PROMPT: Each entry below is to be given again word for word, with no pictures.
— START OF RECORDED INFORMATION —
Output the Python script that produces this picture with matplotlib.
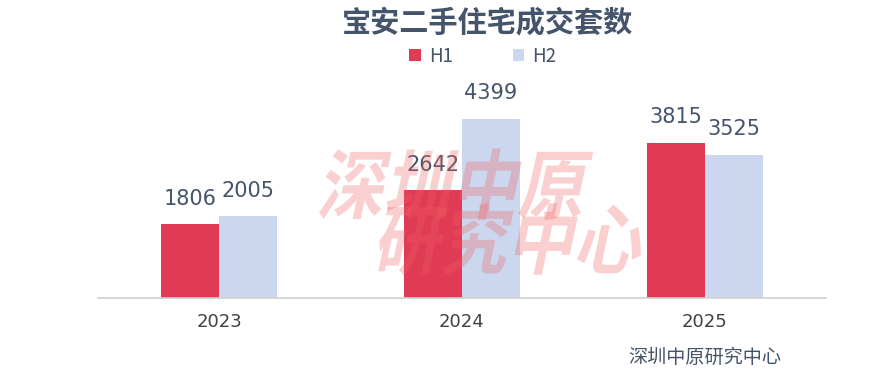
import matplotlib
matplotlib.use('Agg')
import matplotlib.pyplot as plt
import numpy as np
from matplotlib.textpath import TextPath
from matplotlib.patches import PathPatch
from matplotlib.font_manager import FontProperties
from matplotlib.transforms import Affine2D, IdentityTransform

plt.rcParams['font.family'] = ['Noto Sans CJK SC', 'DejaVu Sans']

years = ['2023', '2024', '2025']
h1 = [1806, 2642, 3815]
h2 = [2005, 4399, 3525]

c_h1 = '#E03A55'
c_h2 = '#CBD7EE'
txt = '#44546A'

fig = plt.figure(figsize=(8.86, 3.82), dpi=100)
ax = fig.add_axes([98 / 886, 84 / 382, 728 / 886, 203.5 / 382])

x = np.arange(len(years))
w = 0.239
ax.bar(x - w / 2, h1, w, color=c_h1, label='H1')
ax.bar(x + w / 2, h2, w, color=c_h2, label='H2')
for xi, v in zip(x, h1):
    ax.text(xi - w / 2, v + 390, str(v), ha='center', va='bottom', fontsize=15, color=txt, family='DejaVu Sans')
for xi, v in zip(x, h2):
    ax.text(xi + w / 2, v + 390, str(v), ha='center', va='bottom', fontsize=15, color=txt, family='DejaVu Sans')

ax.set_xlim(-0.5, 2.5)
ax.set_ylim(0, 5000)
ax.set_yticks([])
ax.set_xticks(x)
ax.set_xticklabels(years, fontsize=13, color='#404040', family='DejaVu Sans')
ax.tick_params(axis='x', length=0, pad=11)
for s in ['top', 'right', 'left']:
    ax.spines[s].set_visible(False)
ax.spines['bottom'].set_color('#D0D0D0')
ax.spines['bottom'].set_linewidth(1.2)

fig.text(487 / 886, 1 - 22 / 382, '宝安二手住宅成交套数', ha='center', va='center',
         fontsize=21, fontweight='bold', color=txt)
fig.legend(loc='center', bbox_to_anchor=(483 / 886, 1 - 56 / 382), ncol=2, frameon=False,
           fontsize=13.5, handlelength=0.6, handleheight=0.6, columnspacing=3.2,
           handletextpad=0.45, labelcolor=txt)

# watermark
fp = FontProperties(family='Noto Sans CJK SC', weight='bold')
for s, x0, y0 in [('深圳中原', 316, 382 - 213), ('研究中心', 372, 382 - 268)]:
    tp = TextPath((0, 0), s, size=76, prop=fp)
    tr = Affine2D().scale(0.88, 1.0).skew_deg(12, 0).translate(x0, y0)
    patch = PathPatch(tr.transform_path(tp), transform=IdentityTransform(),
                      facecolor='#F06060', edgecolor='none', alpha=0.3, zorder=5)
    fig.add_artist(patch)

fig.text(628 / 886, 1 - 357 / 382, '深圳中原研究中心', ha='left', va='center',
         fontsize=13.8, color=txt)

fig.savefig('out.png', dpi=100)
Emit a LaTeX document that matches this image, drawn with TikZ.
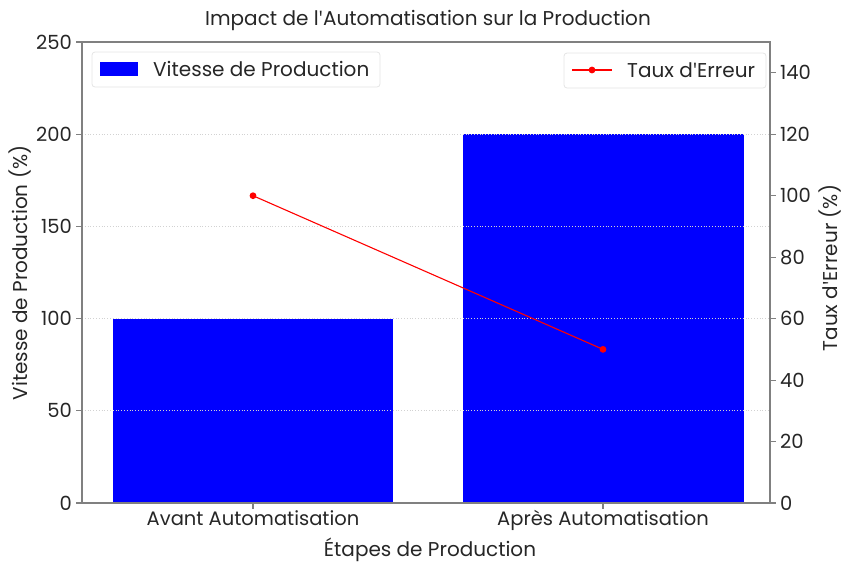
\documentclass[tikz,border=0pt]{standalone}
\usepackage{fontspec}
\setmainfont{Poppins}[Ligatures=ResetAll]
\newfontfamily\apofont{Open Sans}
\newcommand{\apo}{{\apofont '}}
\begin{document}
\begin{tikzpicture}[x=1pt, y=-1pt, font=\fontsize{20}{24}\selectfont, text=black!85]
\tikzset{
  spine/.style={draw=gray, line width=1.1pt},
  bar/.style={fill=blue},
  gridline/.style={draw=gray!35, dotted, line width=0.8pt},
  legendbox/.style={draw=gray!20, rounded corners=3pt, fill=white, line width=0.8pt},
  errline/.style={draw=red, line width=1.1pt},
  errdot/.style={circle, fill=red, inner sep=0pt, minimum size=6.8pt},
  ticklabel/.style={inner sep=0pt, font=\fontsize{19.5}{23}\selectfont},
}
\useasboundingbox (0,0) rectangle (845,563);
% scales: left axis 0..250, right axis 0..150
\def\ly#1{503-1.844*#1}
\def\ry#1{503-3.073*#1}
% bars
\fill[bar] (113,503) rectangle (393,{\ly{100}});
\fill[bar] (463,503) rectangle (744,{\ly{200}});
% grid
\foreach \v in {50,100,...,200}
  \draw[gridline] (82,{\ly{\v}}) -- (770,{\ly{\v}});
% frame
\draw[spine] (82,42) rectangle (770,503);
% left ticks
\foreach \v in {0,50,...,250} {
  \draw[spine] (76,{\ly{\v}}) -- (82,{\ly{\v}});
  \node[ticklabel, anchor=east] (l\v) at (72,{\ly{\v}}) {\v};
}
% right ticks
\foreach \v in {0,20,...,140} {
  \draw[spine] (770,{\ry{\v}}) -- (776,{\ry{\v}});
  \node[ticklabel, anchor=west] (r\v) at (780,{\ry{\v}}) {\v};
}
% x ticks
\draw[spine] (253,503) -- (253,509);
\draw[spine] (603,503) -- (603,509);
\node[ticklabel, anchor=north] (xa) at (253,510) {Avant Automatisation};
\node[ticklabel, anchor=north] (xb) at (603,510) {Après Automatisation};
% error rate
\node[errdot] (avant) at (253,{\ry{100}}) {};
\node[errdot] (apres) at (603,{\ry{50}}) {};
\draw[errline] (avant.center) -- (apres.center);
% legends
\draw[legendbox] (92,52) rectangle (380,87);
\fill[bar] (100,62) rectangle (138,76);
\node[anchor=west, inner sep=0pt] (lgv) at (153,69) {Vitesse de Production};
\draw[legendbox] (564,53) rectangle (766,88);
\node[errdot] (lgdot) at (592,70) {};
\coordinate (lga) at (572,70);
\coordinate (lgb) at (612,70);
\draw[errline] (lga) -- (lgb);
\node[anchor=west, inner sep=0pt] (lge) at (627,70) {Taux d\apo Erreur};
% titles
\node[inner sep=0pt] (title) at (428,20) {Impact de l\apo Automatisation sur la Production};
\node[inner sep=0pt] (xlabel) at (430,550) {Étapes de Production};
\node[rotate=90, inner sep=0pt] (ylabel) at (20,273) {Vitesse de Production (\%)};
\node[rotate=90, inner sep=0pt] (y2label) at (830,268) {Taux d\apo Erreur (\%)};
\end{tikzpicture}
\end{document}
— END OF RECORDED INFORMATION —
PROBLEM SOLUTION:
Output the Python script that produces this picture with matplotlib.
import matplotlib
matplotlib.use('Agg')
import matplotlib.pyplot as plt
import numpy as np
from matplotlib.textpath import TextPath
from matplotlib.patches import PathPatch
from matplotlib.font_manager import FontProperties
from matplotlib.transforms import Affine2D, IdentityTransform

plt.rcParams['font.family'] = ['Noto Sans CJK SC', 'DejaVu Sans']

years = ['2023', '2024', '2025']
h1 = [1806, 2642, 3815]
h2 = [2005, 4399, 3525]

c_h1 = '#E03A55'
c_h2 = '#CBD7EE'
txt = '#44546A'

fig = plt.figure(figsize=(8.86, 3.82), dpi=100)
ax = fig.add_axes([98 / 886, 84 / 382, 728 / 886, 203.5 / 382])

x = np.arange(len(years))
w = 0.239
ax.bar(x - w / 2, h1, w, color=c_h1, label='H1')
ax.bar(x + w / 2, h2, w, color=c_h2, label='H2')
for xi, v in zip(x, h1):
    ax.text(xi - w / 2, v + 390, str(v), ha='center', va='bottom', fontsize=15, color=txt, family='DejaVu Sans')
for xi, v in zip(x, h2):
    ax.text(xi + w / 2, v + 390, str(v), ha='center', va='bottom', fontsize=15, color=txt, family='DejaVu Sans')

ax.set_xlim(-0.5, 2.5)
ax.set_ylim(0, 5000)
ax.set_yticks([])
ax.set_xticks(x)
ax.set_xticklabels(years, fontsize=13, color='#404040', family='DejaVu Sans')
ax.tick_params(axis='x', length=0, pad=11)
for s in ['top', 'right', 'left']:
    ax.spines[s].set_visible(False)
ax.spines['bottom'].set_color('#D0D0D0')
ax.spines['bottom'].set_linewidth(1.2)

fig.text(487 / 886, 1 - 22 / 382, '宝安二手住宅成交套数', ha='center', va='center',
         fontsize=21, fontweight='bold', color=txt)
fig.legend(loc='center', bbox_to_anchor=(483 / 886, 1 - 56 / 382), ncol=2, frameon=False,
           fontsize=13.5, handlelength=0.6, handleheight=0.6, columnspacing=3.2,
           handletextpad=0.45, labelcolor=txt)

# watermark
fp = FontProperties(family='Noto Sans CJK SC', weight='bold')
for s, x0, y0 in [('深圳中原', 316, 382 - 213), ('研究中心', 372, 382 - 268)]:
    tp = TextPath((0, 0), s, size=76, prop=fp)
    tr = Affine2D().scale(0.88, 1.0).skew_deg(12, 0).translate(x0, y0)
    patch = PathPatch(tr.transform_path(tp), transform=IdentityTransform(),
                      facecolor='#F06060', edgecolor='none', alpha=0.3, zorder=5)
    fig.add_artist(patch)

fig.text(628 / 886, 1 - 357 / 382, '深圳中原研究中心', ha='left', va='center',
         fontsize=13.8, color=txt)

fig.savefig('out.png', dpi=100)
Emit a LaTeX document that matches this image, drawn with TikZ.
\documentclass[tikz,border=0pt]{standalone}
\usepackage{fontspec}
\setmainfont{Poppins}[Ligatures=ResetAll]
\newfontfamily\apofont{Open Sans}
\newcommand{\apo}{{\apofont '}}
\begin{document}
\begin{tikzpicture}[x=1pt, y=-1pt, font=\fontsize{20}{24}\selectfont, text=black!85]
\tikzset{
  spine/.style={draw=gray, line width=1.1pt},
  bar/.style={fill=blue},
  gridline/.style={draw=gray!35, dotted, line width=0.8pt},
  legendbox/.style={draw=gray!20, rounded corners=3pt, fill=white, line width=0.8pt},
  errline/.style={draw=red, line width=1.1pt},
  errdot/.style={circle, fill=red, inner sep=0pt, minimum size=6.8pt},
  ticklabel/.style={inner sep=0pt, font=\fontsize{19.5}{23}\selectfont},
}
\useasboundingbox (0,0) rectangle (845,563);
% scales: left axis 0..250, right axis 0..150
\def\ly#1{503-1.844*#1}
\def\ry#1{503-3.073*#1}
% bars
\fill[bar] (113,503) rectangle (393,{\ly{100}});
\fill[bar] (463,503) rectangle (744,{\ly{200}});
% grid
\foreach \v in {50,100,...,200}
  \draw[gridline] (82,{\ly{\v}}) -- (770,{\ly{\v}});
% frame
\draw[spine] (82,42) rectangle (770,503);
% left ticks
\foreach \v in {0,50,...,250} {
  \draw[spine] (76,{\ly{\v}}) -- (82,{\ly{\v}});
  \node[ticklabel, anchor=east] (l\v) at (72,{\ly{\v}}) {\v};
}
% right ticks
\foreach \v in {0,20,...,140} {
  \draw[spine] (770,{\ry{\v}}) -- (776,{\ry{\v}});
  \node[ticklabel, anchor=west] (r\v) at (780,{\ry{\v}}) {\v};
}
% x ticks
\draw[spine] (253,503) -- (253,509);
\draw[spine] (603,503) -- (603,509);
\node[ticklabel, anchor=north] (xa) at (253,510) {Avant Automatisation};
\node[ticklabel, anchor=north] (xb) at (603,510) {Après Automatisation};
% error rate
\node[errdot] (avant) at (253,{\ry{100}}) {};
\node[errdot] (apres) at (603,{\ry{50}}) {};
\draw[errline] (avant.center) -- (apres.center);
% legends
\draw[legendbox] (92,52) rectangle (380,87);
\fill[bar] (100,62) rectangle (138,76);
\node[anchor=west, inner sep=0pt] (lgv) at (153,69) {Vitesse de Production};
\draw[legendbox] (564,53) rectangle (766,88);
\node[errdot] (lgdot) at (592,70) {};
\coordinate (lga) at (572,70);
\coordinate (lgb) at (612,70);
\draw[errline] (lga) -- (lgb);
\node[anchor=west, inner sep=0pt] (lge) at (627,70) {Taux d\apo Erreur};
% titles
\node[inner sep=0pt] (title) at (428,20) {Impact de l\apo Automatisation sur la Production};
\node[inner sep=0pt] (xlabel) at (430,550) {Étapes de Production};
\node[rotate=90, inner sep=0pt] (ylabel) at (20,273) {Vitesse de Production (\%)};
\node[rotate=90, inner sep=0pt] (y2label) at (830,268) {Taux d\apo Erreur (\%)};
\end{tikzpicture}
\end{document}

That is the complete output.